Citgo is a wholly-owned subsidiary of Petroleos de Venezuela, or PDVSA, but it has not been able to send its revenues, in the form of dividends, to Venezuela due to U.S. sanctions.

Citgo’s board earlier this week travelled to the Bahamas, where a company office was installed last year. It will seek legal avenues for the team to continue leading the firm, two company sources said.

Citgo President Asdrubal Chavez has been called to meetings in Caracas, according to those sources. He is the cousin of late President Hugo Chavez, who preceded Maduro.

A Citgo vice president separately travelled to Washington this week for talks on the company’s future, the sources added.

“Citgo is registered in Delaware. It belongs to Venezuela, which now has two presidents. The United States only recognises one, but that is not the one who appointed people at Citgo’s board,” one of the sources said, explaining the legal challenges.

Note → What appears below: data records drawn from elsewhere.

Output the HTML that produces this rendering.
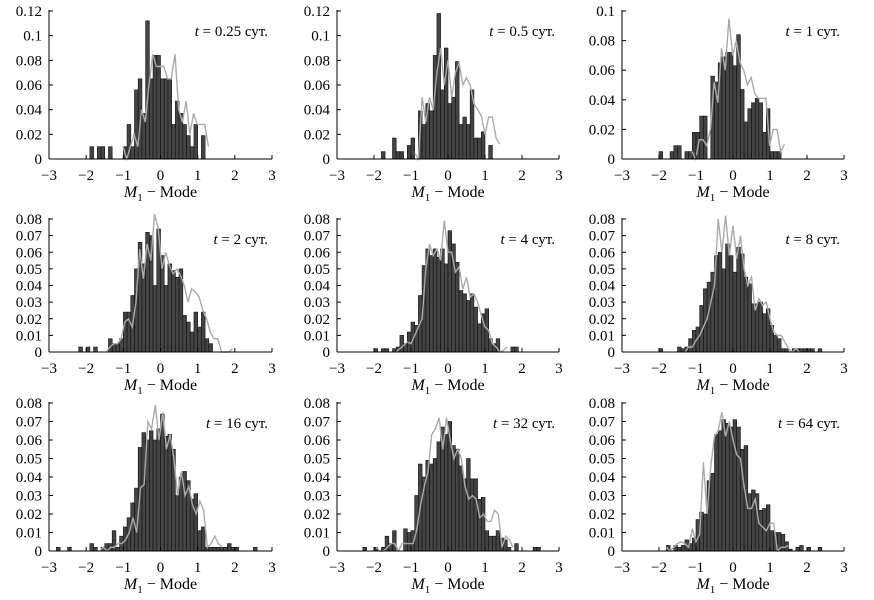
<!DOCTYPE html>
<html><head><meta charset="utf-8">
<style>
html,body{margin:0;padding:0;background:#fff;}
svg{display:block;font-family:"Liberation Serif",serif;}
</style></head>
<body>
<svg id="chart" width="874" height="600" viewBox="0 0 874 600" xmlns="http://www.w3.org/2000/svg"></svg>
<script>
// Panel titles
const titles = ["0.25","0.5","1","2","4","8","16","32","64"];
// y-axis maxima per panel
const yMaxes = [0.12,0.12,0.1,0.08,0.08,0.08,0.08,0.08,0.08];
const yTickSteps = [0.02,0.02,0.02,0.01,0.01,0.01,0.01,0.01,0.01];
const xTickLabels = [-3,-2,-1,0,1,2,3];
// histogram bins: left edge of first bin, width 0.1
const barStarts = [-1.9,-1.8,-2.0,-2.2,-2.0,-2.0,-2.8,-2.3,-1.8];
const bars1 = [0.01,0,0.01,0.01,0,0.01,0,0,0,0.01,0.028,0.01,0.056,0.065,0.037,0.112,0.065,0.084,0.084,0.065,0.065,0.065,0.028,0.047,0.037,0.028,0.019,0.01,0.028,0,0.019];
const bars2 = [0.006,0,0,0.017,0.006,0.006,0,0.011,0.017,0,0.039,0.028,0.045,0.039,0.084,0.118,0.056,0.09,0.045,0.05,0.079,0.028,0.034,0.028,0.056,0.017,0.017,0.022,0,0.011];
const bars3 = [0.005,0,0,0.005,0.009,0.009,0,0.005,0.005,0.018,0.018,0.029,0.029,0,0.056,0.052,0.065,0.069,0.072,0.072,0.063,0.084,0.047,0.025,0.034,0.038,0.041,0.038,0.018,0.034,0.005,0.005,0.005];
const bars4 = [0.003,0,0.003,0,0.003,0,0,0,0.008,0.005,0.005,0.008,0.024,0.024,0.034,0.05,0.066,0.053,0.072,0.07,0.04,0.074,0.058,0.04,0.053,0.049,0.045,0.05,0.022,0.018,0.012,0.024,0.015,0.024,0.008,0.005];
const bars5 = [0.002,0,0.002,0.002,0,0.002,0.003,0.01,0.005,0.012,0.018,0.016,0.034,0.052,0.062,0.058,0.062,0.057,0.062,0.053,0.073,0.065,0.054,0.037,0.035,0.031,0.035,0.027,0.017,0.023,0.026,0.008,0.005,0.008,0,0,0,0.003,0.003];
const bars6 = [0.002,0,0,0,0,0.003,0.002,0.003,0.008,0.013,0.015,0.028,0.038,0.042,0.048,0.058,0.06,0.05,0.065,0.058,0.048,0.063,0.059,0.045,0.041,0.029,0.029,0.03,0.023,0.026,0.016,0.01,0.008,0.002,0.002,0,0.002,0.002,0.002,0.002,0.002,0.002,0,0.002];
const bars7 = [0.002,0,0,0.002,0,0,0,0,0,0.004,0.002,0,0.002,0.004,0.004,0.011,0.002,0.008,0.013,0.018,0.026,0.034,0.056,0.064,0.06,0.065,0.06,0.066,0.074,0.062,0.063,0.055,0.03,0.04,0.043,0.038,0.028,0.031,0.011,0.013,0.002,0.002,0.002,0.002,0.002,0.002,0.004,0.002,0.002,0,0,0,0,0.002];
const bars8 = [0.002,0,0,0.002,0,0.002,0.008,0.004,0.011,0,0,0.012,0.01,0.011,0.03,0.047,0.04,0.049,0.047,0.05,0.059,0.067,0.063,0.07,0.057,0.055,0.046,0.039,0.05,0.039,0.039,0.028,0.029,0.011,0.008,0.008,0.011,0.007,0.006,0.002,0,0.004,0,0,0,0,0.002,0.002];
const bars9 = [0.003,0,0.003,0.002,0.003,0.006,0.004,0.007,0.017,0.021,0.02,0.038,0.042,0.063,0.065,0.071,0.069,0.067,0.071,0.067,0.055,0.057,0.031,0.033,0.031,0.022,0.023,0.025,0.011,0.01,0.01,0.009,0.005,0.001,0,0.002,0.003,0,0.002,0,0,0.002];
const barSeries = [bars1,bars2,bars3,bars4,bars5,bars6,bars7,bars8,bars9];
// smoothed (gray) line series: first point x, step 0.1
const lineStarts = [-1.01,-0.9,-1.11,-1.46,-1.4,-1.3,-1.64,-1.94,-1.8];
const line1 = [0.01,0,0.01,0.02,0.01,0.04,0.03,0.06,0.085,0.075,0.075,0.075,0.065,0.065,0.085,0.04,0.03,0.047,0.02,0.037,0.028,0.028,0.028,0.01];
const line2 = [0.005,0,0.05,0.03,0.05,0.04,0.07,0.09,0.06,0.08,0.05,0.07,0.078,0.06,0.066,0.06,0.045,0.04,0.035,0.02,0.034,0.034,0.017,0.012];
const line3 = [0.005,0,0.013,0.013,0.009,0.02,0.052,0.038,0.075,0.06,0.095,0.07,0.08,0.065,0.06,0.05,0.055,0.044,0.041,0.041,0.041,0.009,0.02,0.02,0.005,0.01];
const line4 = [0,0.003,0.005,0.005,0.008,0.018,0.02,0.015,0.03,0.062,0.044,0.065,0.055,0.083,0.074,0.05,0.06,0.052,0.047,0.05,0.046,0.04,0.03,0.038,0.036,0.033,0.025,0.02,0.012,0.008,0.008,0,0,0,0.002];
const line5 = [0,0.002,0.004,0.006,0.005,0.01,0.015,0.02,0.05,0.065,0.058,0.062,0.055,0.079,0.06,0.06,0.048,0.051,0.038,0.045,0.033,0.035,0.03,0.022,0.015,0.013,0.005,0.003,0,0.001,0.003];
const line6 = [0,0.003,0.003,0.007,0.01,0.015,0.02,0.03,0.04,0.08,0.06,0.082,0.058,0.076,0.056,0.07,0.05,0.04,0.045,0.025,0.032,0.028,0.03,0.02,0.012,0.01,0.01,0.006,0.002,0,0.002,0];
const line7 = [0,0.002,0,0.002,0.002,0.004,0.004,0.006,0.01,0.018,0.01,0.034,0.036,0.07,0.066,0.079,0.06,0.075,0.055,0.063,0.05,0.03,0.043,0.03,0.035,0.025,0.02,0.027,0.022,0.002,0.004,0.008,0.004,0.002];
const line8 = [0.002,0,0,0.002,0.004,0.004,0,0.004,0.004,0.004,0.004,0.012,0.025,0.035,0.043,0.063,0.066,0.072,0.055,0.072,0.06,0.05,0.055,0.05,0.035,0.028,0.03,0.028,0.018,0.02,0.016,0.016,0.022,0.02,0.002,0.008,0.006,0.002];
const line9 = [0.002,0,0.002,0.004,0.005,0.004,0.002,0.012,0.005,0.009,0.048,0.02,0.046,0.062,0.065,0.075,0.062,0.07,0.06,0.052,0.05,0.035,0.023,0.023,0.028,0.015,0.013,0.011,0.015,0.015,0,0.002,0.002,0.003];
const lineSeries = [line1,line2,line3,line4,line5,line6,line7,line8,line9];

const NS = "http://www.w3.org/2000/svg";
const svg = document.getElementById("chart");
const colLeft = [49,337,622], colRight = [272,559,844];
const rowBase = [159,352,551], rowTop = [11,219,403];
function mk(tag, attrs, parent){const e=document.createElementNS(NS,tag);for(const k in attrs)e.setAttribute(k,attrs[k]);parent.appendChild(e);return e;}

for(let p=0;p<9;p++){
  const c=p%3, r=Math.floor(p/3);
  const g=mk("g",{},svg);
  
  
  const x=v=>colLeft[c]+(v+3)*(colRight[c]-colLeft[c])/6;
  const y=v=>rowBase[r]-v*(rowBase[r]-rowTop[r])/yMaxes[p];
  const bw=0.1;
  barSeries[p].forEach((v,i)=>{
    if(v<=0) return;
    const x0=x(barStarts[p]+i*bw), x1=x(barStarts[p]+(i+1)*bw);
    const b=mk("rect",{x:x0.toFixed(2),y:y(v).toFixed(2),width:(x1-x0).toFixed(2),height:(rowBase[r]-y(v)).toFixed(2),fill:"#444",stroke:"#111","stroke-width":0.6},g);
    
    
  });
  const pts=lineSeries[p].map((v,i)=>x(lineStarts[p]+i*0.1).toFixed(2)+","+y(v).toFixed(2)).join(" ");
  const pl=mk("polyline",{points:pts,fill:"none",stroke:"#aaa","stroke-width":1.4},g);
  
  
  const xa=mk("line",{x1:colLeft[c],y1:rowBase[r],x2:colRight[c],y2:rowBase[r],stroke:"#000","stroke-width":1},g);
  
  
  const ya=mk("line",{x1:colLeft[c],y1:rowBase[r],x2:colLeft[c],y2:rowTop[r]-1,stroke:"#000","stroke-width":1},g);
  
  
  xTickLabels.forEach(t=>{
    mk("line",{x1:x(t),y1:rowBase[r],x2:x(t),y2:rowBase[r]-4,stroke:"#000","stroke-width":1},g);
    const tx=mk("text",{x:x(t),y:rowBase[r]+21,"text-anchor":"middle","font-size":15},g);
    tx.textContent=t<0?"\u2212"+(-t):String(t);
    
    
  });
  const n=Math.round(yMaxes[p]/yTickSteps[p]);
  for(let k=0;k<=n;k++){
    const v=k*yTickSteps[p];
    mk("line",{x1:colLeft[c],y1:y(v),x2:colLeft[c]+4,y2:y(v),stroke:"#000","stroke-width":1},g);
    const ty=mk("text",{x:colLeft[c]-7,y:y(v)+5,"text-anchor":"end","font-size":15},g);
    ty.textContent=k===0?"0":String(+v.toFixed(2));
    
    
  }
  const xt=mk("text",{x:(colLeft[c]+colRight[c])/2,y:rowBase[r]+38,"text-anchor":"middle","font-size":16},g);
  xt.innerHTML='<tspan font-style="italic">M</tspan><tspan font-size="11" dy="4">1</tspan><tspan dy="-4"> \u2212 Mode</tspan>';
  
  
  const tt=mk("text",{x:colRight[c]-4,y:rowTop[r]+25,"text-anchor":"end","font-size":15},g);
  tt.innerHTML='<tspan font-style="italic">t</tspan> = '+titles[p]+' сут.';
  
  
}
</script>
</body></html>
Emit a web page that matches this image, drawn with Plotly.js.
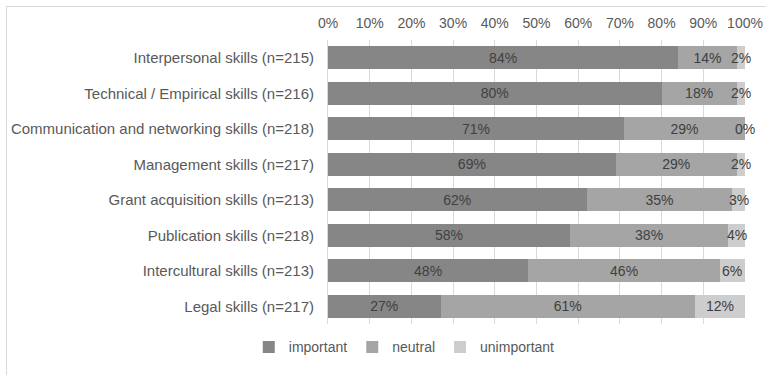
<!DOCTYPE html>
<html>
<head>
<meta charset="utf-8">
<script src="https://cdn.plot.ly/plotly-3.0.1.min.js"></script>
<style>
html,body{margin:0;padding:0;background:#fff;}
#chart{position:absolute;left:0;top:0;width:766px;height:375px;}
#frame{position:absolute;left:6px;top:6px;width:800px;height:400px;border-left:1px solid #d9d9d9;border-top:1px solid #d9d9d9;pointer-events:none;}
</style>
</head>
<body>
<div id="chart"></div>
<div id="frame"></div>
<script>
const categories = [
  "Interpersonal skills (n=215)",
  "Technical / Empirical skills (n=216)",
  "Communication and networking skills (n=218)",
  "Management skills (n=217)",
  "Grant acquisition skills (n=213)",
  "Publication skills (n=218)",
  "Intercultural skills (n=213)",
  "Legal skills (n=217)"
];
const important   = [84, 80, 71, 69, 62, 58, 48, 27];
const neutral     = [14, 18, 29, 29, 35, 38, 46, 61];
const unimportant = [2, 2, 0, 2, 3, 4, 6, 12];
const seriesNames = ["important", "neutral", "unimportant"];
const seriesColors = ["#868686", "#a5a5a5", "#cdcdcd"];

const font = "Liberation Sans, Arial, sans-serif";
const labelFont = {family: font, size: 14, color: "#404040"};
const series = [important, neutral, unimportant];
const data = series.map((vals, i) => ({
  type: "bar",
  orientation: "h",
  name: seriesNames[i],
  y: categories,
  x: vals,
  text: i < 2 ? vals.map(v => v + "%") : undefined,
  textposition: i < 2 ? "inside" : "none",
  insidetextanchor: "middle",
  textangle: 0,
  constraintext: "none",
  textfont: labelFont,
  marker: {color: seriesColors[i], line: {width: 0}},
  hoverinfo: "skip"
}));
// labels of the thin "unimportant" segments, centred on each segment
const annotations = unimportant.map((v, k) => ({
  xref: "x", yref: "y",
  x: important[k] + neutral[k] + v / 2,
  y: categories[k],
  text: v + "%",
  showarrow: false,
  xanchor: "center", yanchor: "middle",
  font: labelFont
}));

const layout = {
  width: 766, height: 375,
  margin: {l: 328, r: 21, t: 40, b: 42, pad: 0},
  paper_bgcolor: "#ffffff",
  plot_bgcolor: "#ffffff",
  barmode: "stack",
  bargap: 0.35,
  font: {family: font, size: 14, color: "#595959"},
  showlegend: true,
  annotations: annotations,
  legend: {
    orientation: "h",
    x: -0.19, xanchor: "left",
    y: -0.082, yanchor: "middle",
    font: {family: font, size: 14, color: "#595959"},
    traceorder: "normal",
    itemwidth: 30
  },
  xaxis: {
    side: "top",
    range: [0, 100],
    dtick: 10,
    ticksuffix: "%",
    showgrid: true,
    gridcolor: "#d9d9d9",
    zeroline: false,
    showline: false,
    ticks: "",
    ticklabelstandoff: 8,
    tickfont: {family: font, size: 14, color: "#595959"},
    fixedrange: true
  },
  yaxis: {
    autorange: "reversed",
    showline: true,
    linecolor: "#d9d9d9",
    ticks: "",
    ticklabelstandoff: 10,
    tickfont: {family: font, size: 15, color: "#595959"},
    fixedrange: true
  }
};

Plotly.newPlot("chart", data, layout, {displayModeBar: false, staticPlot: true});
</script>
</body>
</html>
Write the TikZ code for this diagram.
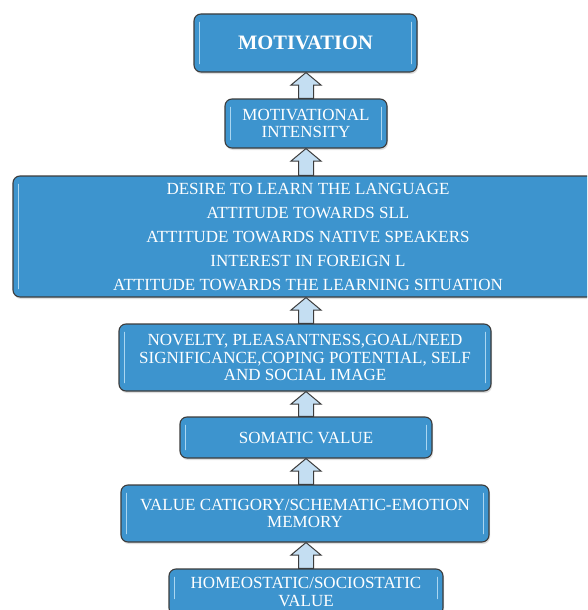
\documentclass[tikz,border=0pt]{standalone}
\usepackage{fontspec}
\setmainfont{Liberation Serif}
\usetikzlibrary{calc,shadows}
\definecolor{boxblue}{RGB}{61,148,206}
\definecolor{boxedge}{RGB}{60,60,60}
\definecolor{arrowfill}{RGB}{196,222,242}
\definecolor{hilite}{RGB}{190,226,248}
\tikzset{
  blk/.style={draw=boxedge, line width=1.1pt, fill=boxblue, rounded corners=7pt,
    text=white, align=center, inner sep=0pt,
    font=\fontsize{17}{17.5}\selectfont,
    drop shadow={opacity=0.25, shadow xshift=1pt, shadow yshift=-2pt}},
  hl/.style={draw=hilite, line width=1.6pt, line cap=round, opacity=0.85},
  arrowblk/.style={draw=boxedge, line width=1pt, fill=arrowfill, line join=miter}
}
\newcommand\blockarrow[2]{%
  \path let \p1=(#1.north), \p2=(#2.south) in
    [arrowblk] (306pt-7.5pt,\y1) -- (306pt-7.5pt,\y2-12.5pt) -- (306pt-15pt,\y2-12.5pt)
    -- (306pt,\y2) -- (306pt+15pt,\y2-12.5pt) -- (306pt+7.5pt,\y2-12.5pt)
    -- (306pt+7.5pt,\y1) -- cycle;}
\newcommand\hiliteL[1]{%
  \draw[hl] ([xshift=6pt,yshift=-9pt]#1.north west) -- ([xshift=6pt,yshift=9pt]#1.south west);}
\newcommand\hiliteR[1]{%
  \draw[hl] ([xshift=-6pt,yshift=-9pt]#1.north east) -- ([xshift=-6pt,yshift=9pt]#1.south east);}
\begin{document}
\begin{tikzpicture}[x=1pt,y=-1pt]
\useasboundingbox (0,0) rectangle (587,610);
\clip (0,0) rectangle (587,610);
\fill[white] (0,0) rectangle (587,610);
% boxes (named, positioned by centre)
\node[blk, minimum width=223pt, minimum height=58pt, font=\fontsize{20.5}{22}\selectfont\bfseries] (b1) at (305.5,43) {MOTIVATION};
\node[blk, minimum width=162pt, minimum height=49pt] (b2) at (306,123.5) {MOTIVATIONAL\\INTENSITY};
\node[blk, minimum width=590pt, minimum height=121pt, font=\fontsize{17}{24}\selectfont] (b3) at (308,236.5)
  {DESIRE TO LEARN THE LANGUAGE\\ATTITUDE TOWARDS SLL\\ATTITUDE TOWARDS NATIVE SPEAKERS\\INTEREST IN FOREIGN L\\ATTITUDE TOWARDS THE LEARNING SITUATION};
\node[blk, minimum width=372pt, minimum height=67pt] (b4) at (305,357.5) {NOVELTY, PLEASANTNESS,GOAL/NEED\\SIGNIFICANCE,COPING POTENTIAL, SELF\\AND SOCIAL IMAGE};
\node[blk, minimum width=252pt, minimum height=41pt] (b5) at (306,437.5) {SOMATIC VALUE};
\node[blk, minimum width=368pt, minimum height=57pt] (b6) at (305,513.5) {VALUE CATIGORY/SCHEMATIC-EMOTION\\MEMORY};
\node[blk, minimum width=274pt, minimum height=46pt] (b7) at (306,592) {HOMEOSTATIC/SOCIOSTATIC\\VALUE};
% highlights
\foreach \b in {b1,b2,b4,b5,b6} {\hiliteL{\b}\hiliteR{\b}}
\hiliteL{b3}
\draw[hl] ([xshift=6pt,yshift=-9pt]b7.north west) -- ([xshift=6pt,yshift=-30pt]b7.north west);
\draw[hl] ([xshift=-6pt,yshift=-9pt]b7.north east) -- ([xshift=-6pt,yshift=-30pt]b7.north east);
% connectors
\blockarrow{b2}{b1}
\blockarrow{b3}{b2}
\blockarrow{b4}{b3}
\blockarrow{b5}{b4}
\blockarrow{b6}{b5}
\blockarrow{b7}{b6}
\end{tikzpicture}
\end{document}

The Houston company’s 750,000-barrel-per-day refining network is the biggest U.S. importer of Venezuelan crude. A spokeswoman at Citgo said executives were not being made available for interviews at this time.

For the first nine months of 2018, Citgo posted net income of about $500 million from $23 billion in gross sales and had $3.4 billion in financial debt, according to a creditor with access to its balances, which are not public.

A Venezuelan opposition source familiar with Guaido’s plans said the goal of the Citgo effort was to “raise funds.”

But it is unclear whether any effort to divert funds from Maduro-controlled PDVSA or its subsidiaries would succeed.

“I don’t think that the Trump administration has the right to tell anybody where the oil revenues are going to go – certainly not at this stage,” said Michael Fitzgerald, a partner at Paul Hastings who focuses on Latin America.


Some creditors of Venezuela have engaged in the long legal process of trying to squeeze payments out of Caracas by pursuing Citgo. However, those creditors now run the risk of getting little in return for millions of dollars spent on legal fees if the United States moves against Venezuelan assets on its territory.

At the end of September, the company had almost $500 million in cash and an available $900 million credit line, the creditor said. The company is “building cash,” said S&P Global Ratings credit analyst Stephen Goltz, because of the U.S. sanctions

The White House earlier this month resumed talks with U.S. oil firms to explore new sanctions on Venezuela, including an embargo on Venezuelan crude sales to the United States and a prohibition on U.S. firms exporting fuels to the South American country.

The White House has resisted imposing an embargo on imports from Venezuela, in part because of opposition from U.S. refiners strapped for supply of heavy crude oil.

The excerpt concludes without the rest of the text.